Despite the kid friendly rating this has some definite del Toro ballsiness, not just in the ways it puts kids in peril but also in the crazy, fantastical way things end up. It makes perfect sense for the story but it’s not something I ever thought would happen. It kind of sets up a nice logical horror movie ending and then pulls the rug out and shows you something more interesting.
Speaking of expectations, if you’ve managed to not see the trailer yet I recommend avoiding it. It’s a good trailer because it keeps getting weirder as it goes along and it completely sold me on a movie that hadn’t been on my radar before. But it shows you most of the story and although I really liked it I think it’s held back a little by how often I knew where it was headed.

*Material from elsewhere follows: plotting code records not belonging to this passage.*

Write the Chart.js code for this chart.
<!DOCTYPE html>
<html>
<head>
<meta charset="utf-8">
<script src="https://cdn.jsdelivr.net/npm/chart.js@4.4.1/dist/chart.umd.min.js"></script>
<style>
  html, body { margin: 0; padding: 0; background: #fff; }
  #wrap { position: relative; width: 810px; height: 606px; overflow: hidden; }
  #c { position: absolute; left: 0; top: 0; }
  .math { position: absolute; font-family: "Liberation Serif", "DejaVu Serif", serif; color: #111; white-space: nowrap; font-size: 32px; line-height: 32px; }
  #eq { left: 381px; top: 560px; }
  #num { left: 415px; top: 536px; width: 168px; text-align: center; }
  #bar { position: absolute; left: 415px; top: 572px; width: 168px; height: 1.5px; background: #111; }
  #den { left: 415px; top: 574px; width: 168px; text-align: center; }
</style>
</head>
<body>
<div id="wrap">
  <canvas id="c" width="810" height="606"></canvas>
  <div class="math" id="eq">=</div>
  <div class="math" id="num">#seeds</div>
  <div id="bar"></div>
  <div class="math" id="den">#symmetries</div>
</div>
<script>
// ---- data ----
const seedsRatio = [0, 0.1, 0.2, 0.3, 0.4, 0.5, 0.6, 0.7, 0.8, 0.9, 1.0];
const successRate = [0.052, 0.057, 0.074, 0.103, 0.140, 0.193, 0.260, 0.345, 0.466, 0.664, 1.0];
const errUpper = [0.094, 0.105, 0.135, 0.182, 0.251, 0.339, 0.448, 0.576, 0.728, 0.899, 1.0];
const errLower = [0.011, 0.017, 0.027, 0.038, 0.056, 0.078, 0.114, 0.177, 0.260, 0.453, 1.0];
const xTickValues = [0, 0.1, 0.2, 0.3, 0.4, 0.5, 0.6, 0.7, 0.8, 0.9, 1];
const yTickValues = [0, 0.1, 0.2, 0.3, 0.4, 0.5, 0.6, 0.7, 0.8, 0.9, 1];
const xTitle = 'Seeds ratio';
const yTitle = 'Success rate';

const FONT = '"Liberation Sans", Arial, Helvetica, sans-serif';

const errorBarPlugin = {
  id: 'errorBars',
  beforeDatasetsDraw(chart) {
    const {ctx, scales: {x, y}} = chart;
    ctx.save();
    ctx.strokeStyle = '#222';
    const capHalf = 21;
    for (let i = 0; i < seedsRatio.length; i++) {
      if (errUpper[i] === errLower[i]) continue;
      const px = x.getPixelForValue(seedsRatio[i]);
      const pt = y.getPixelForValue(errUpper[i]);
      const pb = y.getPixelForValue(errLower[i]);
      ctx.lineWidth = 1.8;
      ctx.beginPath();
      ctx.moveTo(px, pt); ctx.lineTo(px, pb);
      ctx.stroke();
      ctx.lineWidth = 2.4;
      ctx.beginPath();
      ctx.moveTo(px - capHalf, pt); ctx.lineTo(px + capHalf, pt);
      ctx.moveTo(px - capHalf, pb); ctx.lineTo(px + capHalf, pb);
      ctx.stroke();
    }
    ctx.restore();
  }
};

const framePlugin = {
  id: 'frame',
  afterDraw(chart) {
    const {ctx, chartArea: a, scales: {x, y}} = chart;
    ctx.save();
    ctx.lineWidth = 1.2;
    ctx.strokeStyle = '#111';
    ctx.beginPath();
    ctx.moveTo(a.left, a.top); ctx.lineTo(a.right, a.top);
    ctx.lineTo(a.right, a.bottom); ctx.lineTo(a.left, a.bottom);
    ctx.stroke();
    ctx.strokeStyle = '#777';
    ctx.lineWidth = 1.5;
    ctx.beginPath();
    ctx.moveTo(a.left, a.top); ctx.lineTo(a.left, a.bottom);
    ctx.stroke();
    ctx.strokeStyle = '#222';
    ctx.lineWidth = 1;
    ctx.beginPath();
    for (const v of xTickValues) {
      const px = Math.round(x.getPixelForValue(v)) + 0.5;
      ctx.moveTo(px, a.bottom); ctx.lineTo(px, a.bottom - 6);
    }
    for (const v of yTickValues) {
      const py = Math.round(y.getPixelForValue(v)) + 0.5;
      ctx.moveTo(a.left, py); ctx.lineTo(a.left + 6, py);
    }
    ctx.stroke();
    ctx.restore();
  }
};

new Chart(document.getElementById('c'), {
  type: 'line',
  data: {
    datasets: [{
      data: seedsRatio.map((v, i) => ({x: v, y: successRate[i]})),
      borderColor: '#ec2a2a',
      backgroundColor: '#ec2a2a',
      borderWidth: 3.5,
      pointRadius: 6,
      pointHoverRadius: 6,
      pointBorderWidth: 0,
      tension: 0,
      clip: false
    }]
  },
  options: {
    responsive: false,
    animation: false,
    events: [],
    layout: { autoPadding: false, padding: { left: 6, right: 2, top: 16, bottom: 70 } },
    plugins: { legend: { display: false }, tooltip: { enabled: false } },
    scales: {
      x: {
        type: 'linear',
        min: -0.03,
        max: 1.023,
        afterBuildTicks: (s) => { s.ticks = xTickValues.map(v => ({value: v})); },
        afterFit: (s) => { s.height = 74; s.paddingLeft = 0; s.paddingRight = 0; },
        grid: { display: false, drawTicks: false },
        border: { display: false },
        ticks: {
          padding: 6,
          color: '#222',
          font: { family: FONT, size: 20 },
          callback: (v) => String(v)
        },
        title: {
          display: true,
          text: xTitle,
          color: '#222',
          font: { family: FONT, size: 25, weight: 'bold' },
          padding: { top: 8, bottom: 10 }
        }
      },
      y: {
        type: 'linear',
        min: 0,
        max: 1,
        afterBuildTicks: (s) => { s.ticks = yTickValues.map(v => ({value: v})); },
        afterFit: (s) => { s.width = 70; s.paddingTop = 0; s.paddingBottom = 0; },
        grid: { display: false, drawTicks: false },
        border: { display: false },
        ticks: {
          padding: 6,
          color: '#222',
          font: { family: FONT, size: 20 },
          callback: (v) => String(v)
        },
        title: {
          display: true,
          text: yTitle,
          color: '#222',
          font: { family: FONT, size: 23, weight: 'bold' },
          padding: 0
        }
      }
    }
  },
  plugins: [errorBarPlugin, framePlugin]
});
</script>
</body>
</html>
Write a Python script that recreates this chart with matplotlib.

Do you guys know, is this the same Mama that said to knock you out? I think it probly is, but they’re pretty subtle about it.
January 22nd, 2013 at 1:49 pm
This is good news. PG-13 horror movies aren’t usually something I’ll spend money & time to watch in the theatre, even if it has the Guillermo del Toro producer seal of approval, but if it has the Vern seal of approval, I’ll give it a go.
Trailers are the devil. They’re the reason I often wait til after opening weekend to see a movie, go to a weekday daytime showing when the crowds are sparse so it’s okay if I show up 15 minutes after the listed showtime, miss the advertisements & most of the trailers, and still be able to get a good seat.